Inherent vice

Sous influence

Avec Inherent Vice, son septième film, Paul Thomas Anderson poursuit une filmographie où l’hommage aux aînés est sublimé par une recherche formelle constante. Cette première adaptation de Thomas Pynchon, où Joaquin Phoenix trouve son meilleur rôle, en est une illustration parfaite.

En 1996, le premier film de Paul Thomas Anderson, Hard Eight, représentait le parfait exemple de film indépendant américain des 90’s avec son casting prometteur et son intrigue à rebondissements. En moins de vingt ans et dix œuvres, les choses sont beaucoup plus difficiles à définir. Le cinéaste donne en effet l’impression de naviguer constamment entre l’orgueil et l’humilité. La mise en scène de plus en plus ample et complexe de ses films en fait le prétendant au trône de plus grand cinéaste américain contemporain, tandis que les multiples références à ses glorieux aînés montrent la profonde révérence d’un réalisateur qui n’a peut-être pas encore trouvé sa voie propre. Et c’est bien sûr le chemin qu’il parcourt qui est proprement passionnant.

Ici, avec cette adaptation de Vice caché de Thomas Pynchon, Anderson signe une déclaration d’amour évidente au metteur en scène dont il s’est très souvent réclamé, Robert Altman. De fait, Inherent Vice peut se voir comme une relecture fascinante du film Le Privé, où Joaquin Phoenix aurait remplacé Eliott Gould. Phoenix incarne en effet un détective privé, accro à diverses substances illicites, qui enquête nonchalamment sur la disparition d’une ex-petite amie, venue lui demander de l’aide. En de longues scènes dialoguées, composées comme des tableaux vivants à peine troublés par d’imperceptibles zooms, Anderson rend constamment hommage au polar d’Altman, très librement inspiré de Raymond Chandler.

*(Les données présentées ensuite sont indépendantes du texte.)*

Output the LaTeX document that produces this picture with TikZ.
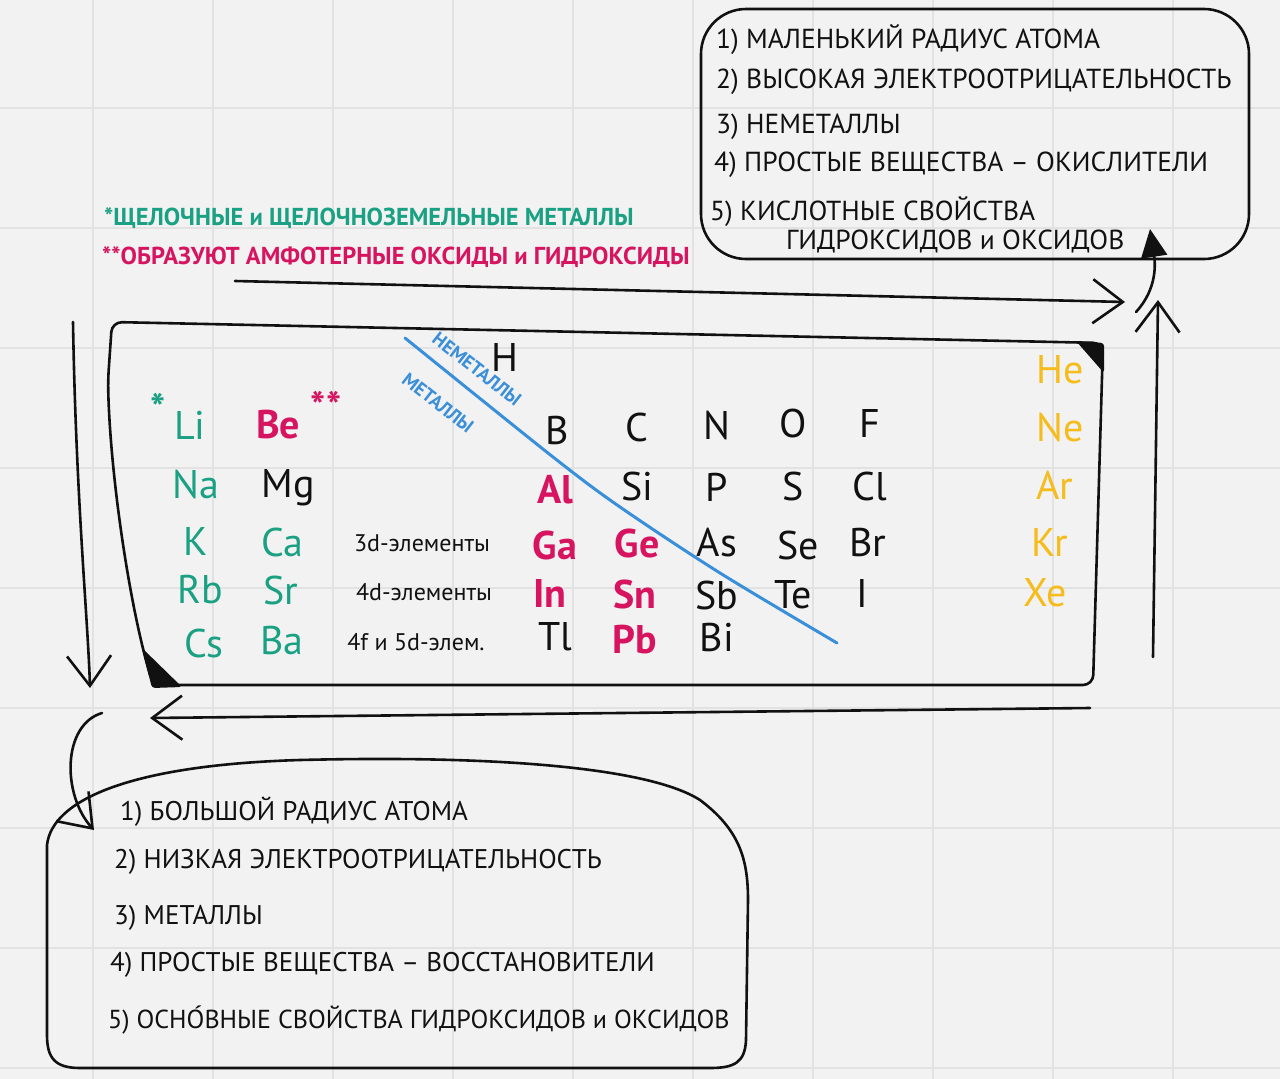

Pour réussir l’alliage parfait entre relâchement apparent de l’intrigue et maîtrise totale de la mise en scène, il fallait aussi une adéquation totale entre le réalisateur et son interprète principal : là où Robert Altman avait trouvé sa muse parfaite en la personne d’Eliott Gould, Paul Thomas Anderson reproduit l’exploit avec Joaquin Phoenix. Le comédien, qui avait pourtant trouvé de magnifiques terrains d’expression chez James Gray, est tout simplement incroyable dans Inherent Vice. Présent dans toutes les scènes, il est la véritable colonne vertébrale du film. Prouvant encore une fois l’étendue de son registre, il parvient d’une seconde à l’autre à faire passer son personnage de la bouffonnerie à la plus profonde mélancolie, sans que celui-ci ne perde jamais sa cohérence.

Ce duo est la plus belle chose d’un film qui recèle mille autres beautés, comme son imposant casting de seconds rôles (dominé par un Josh Brolin hilarant) ou son utilisation magistrale de la musique, compilation pop qui illustre à merveille l’atmosphère embrumée d’un polar envoûtant.